EDISON - Medical experts say a new trend called the "Knockout Game" isn't a game at all, and puts targets' lives in danger.

Dr. Chris Freer, chair of emergency medicine at St. Barnabas Hospital, says any of the knockout game incidents, which have gained popularity after being posted online, could lead to traumatic brain injury.

Janice Smith-Zeigler of Newark says she was left with headaches after nearly being knocked out in a recent attack.

A Paterson high school student was dazed after being knocked out this week.

In September, a Hoboken a man may have lost his life to teens playing the knockout game.

"One hard blow on someone who's not expecting this to happen is a higher risk of injury," Freer says.

The act can cause a concussion, which is a shaking of the brain, according to Freer. Victims can have long-term consequences like memory problems and headaches.
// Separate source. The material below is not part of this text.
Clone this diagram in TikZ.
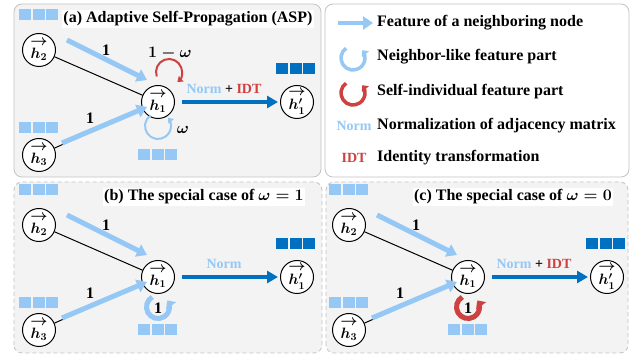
\RequirePackage{fix-cm}
\documentclass[tikz,border=0pt]{standalone}
\usepackage{amsmath, amssymb}
\usepackage{fontspec}
\setmainfont{Liberation Serif}
\usetikzlibrary{arrows.meta}

\definecolor{lblue}{RGB}{150,200,245}
\definecolor{dblue}{RGB}{0,112,192}
\definecolor{lred}{RGB}{205,65,65}
\definecolor{panelgray}{RGB}{243,243,243}
\definecolor{framegray}{RGB}{195,195,195}

\newcommand{\featrow}[3]{\foreach \k in {-1,0,1} {\fill[#3] (#1+\k*13.5-6,#2-5.5) rectangle ++(12,11);}}
\newcommand{\hvec}[1]{\shortstack{$\rightarrow$\\$#1$}}

\tikzset{
  vnode/.style={circle, draw, line width=1pt, fill=white, minimum size=33pt, inner sep=0pt,
    font=\fontsize{15}{17}\selectfont\boldmath},
  nbarrow/.style={lblue, line width=5pt, -{Triangle[length=10pt,width=13pt]}},
  outarrow/.style={dblue, line width=4pt, shorten <=7pt, shorten >=2pt, -{Triangle[length=11pt,width=12pt]}},
  thinloop/.style={line width=2pt, -{Triangle[length=5pt,width=7pt]}},
  thickloop/.style={line width=5pt, -{Triangle[length=6.5pt,width=12pt]}},
  lbl/.style={font=\fontsize{16}{18}\selectfont\bfseries\boldmath},
  smalllbl/.style={font=\fontsize{14}{16}\selectfont\bfseries},
  panelbox/.style={framegray, line width=0.8pt, fill=panelgray, rounded corners=8pt},
}

\begin{document}
\begin{tikzpicture}[x=1pt, y=1pt]
\useasboundingbox (0,0) rectangle (634,355);
\fill[white] (0,0) rectangle (634,355);

% Panel frames
\draw[panelbox] (14,178) rectangle (321,351);
\draw[panelbox, fill=white] (325,178) rectangle (629,351);
\draw[panelbox, dash pattern=on 4pt off 3pt] (14,2) rectangle (322,173);
\draw[panelbox, dash pattern=on 4pt off 3pt] (326,2) rectangle (628,173);

% Common graph of the three panels
\foreach \p/\dx/\dy in {a/0/0, b/0/-175, c/310/-175} {
\begin{scope}[shift={(\dx,\dy)}]
\node[vnode] (h2\p) at (39,305) {\hvec{h_2}};
\node[vnode] (h3\p) at (39,200) {\hvec{h_3}};
\node[vnode] (h1\p) at (158,253) {\hvec{h_1}};
\node[vnode] (h1p\p) at (297,253) {\hvec{h'_1}};
\draw[line width=1pt] (h2\p) -- (h1\p);
\draw[line width=1pt] (h3\p) -- (h1\p);
\coordinate (n2s\p) at (67,315);
\coordinate (n2e\p) at (147,275);
\coordinate (n3s\p) at (62,212);
\coordinate (n3e\p) at (147,248);
\draw[nbarrow] (n2s\p) -- (n2e\p);
\draw[nbarrow] (n3s\p) -- (n3e\p);
\node[lbl] (w2\p) at (106,305) {1};
\node[lbl] (w3\p) at (90,237) {1};
\draw[outarrow] (h1\p) -- (h1p\p);
\featrow{38.5}{340}{lblue}
\featrow{38.5}{227.5}{lblue}
\featrow{157.5}{200.5}{lblue}
\featrow{295.5}{286}{dblue}
\end{scope}
}

% (a) Adaptive self-propagation
\node[lbl, fill=white, inner sep=1.5pt] (ta) at (188,336) {(a) Adaptive Self-Propagation (ASP)};
\draw[lred, thinloop] ([shift={(11,30)}]h1a.center) ++(200:13) arc[start angle=200, end angle=-50, radius=13];
\draw[lblue, thinloop] ([shift={(0,-24)}]h1a.center) ++(125:13) arc[start angle=125, end angle=400, radius=13];
\node[lbl] (sa) at (170,302) {$\mathbf{1}-\boldsymbol{\omega}$};
\node[lbl] (oa) at (183,225) {$\boldsymbol{\omega}$};
\node[smalllbl] (ea) at (224,266) {\textcolor{lblue}{Norm} + \textcolor{lred}{IDT}};

% (b) omega = 1
\node[lbl, fill=white, inner sep=1.5pt] (tb) at (204,158) {(b) The special case of $\boldsymbol{\omega}=\mathbf{1}$};
\draw[lblue, thickloop] ([shift={(0,-30)}]h1b.center) ++(120:11.5) arc[start angle=120, end angle=395, radius=11.5];
\node[lbl] (ob) at ([yshift=-31pt]h1b.center) {1};
\node[smalllbl, text=lblue] (eb) at (224,91) {Norm};

% (c) omega = 0
\node[lbl, fill=white, inner sep=1.5pt] (tc) at (513,158) {(c) The special case of $\boldsymbol{\omega}=\mathbf{0}$};
\draw[lred, thickloop] ([shift={(0,-30)}]h1c.center) ++(120:11.5) arc[start angle=120, end angle=395, radius=11.5];
\node[lbl] (oc) at ([yshift=-31pt]h1c.center) {1};
\node[smalllbl] (ec) at (534,91) {\textcolor{lblue}{Norm} + \textcolor{lred}{IDT}};

% Legend
\draw[nbarrow, line width=4pt] (338,332) -- (373,332);
\draw[lblue, line width=3.5pt, -{Triangle[length=5pt,width=9pt]}] (353,297) ++(125:12) arc[start angle=125, end angle=400, radius=12];
\draw[lred, line width=3.5pt, -{Triangle[length=5pt,width=9pt]}] (353,262) ++(125:12) arc[start angle=125, end angle=400, radius=12];
\node[smalllbl, text=lblue] (kn) at (354,229) {Norm};
\node[smalllbl, text=lred] (ki) at (354,197) {IDT};
\node[lbl, anchor=west, inner sep=0pt] (l1) at (377,332) {Feature of a neighboring node};
\node[lbl, anchor=west, inner sep=0pt] (l2) at (377,298) {Neighbor-like feature part};
\node[lbl, anchor=west, inner sep=0pt] (l3) at (377,263) {Self-individual feature part};
\node[lbl, anchor=west, inner sep=0pt] (l4) at (377,229) {Normalization of adjacency matrix};
\node[lbl, anchor=west, inner sep=0pt] (l5) at (377,197) {Identity transformation};
\end{tikzpicture}
\end{document}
Smith-Zeigler considers herself lucky for not being knocked unconscious. Freer says blacking out holds a higher risk of a concussion.

He says professional fighters train and know blows are coming. Random knockout victims could end up with slow or fast internal bleeding.

"You could die if you're not treated for an epidural hematoma quickly," Freer says.

Both doctor and victims agree knockout games must end. "We want peace and we want the community to come forward and to face this problem," says Muhammad Kamrul Huda, the brother of the Paterson victim.

Dr. Freer says blows to the head could tear veins or arteries causing major bleeding, and says the elderly have fragile blood vessels, so simple force could have major effects.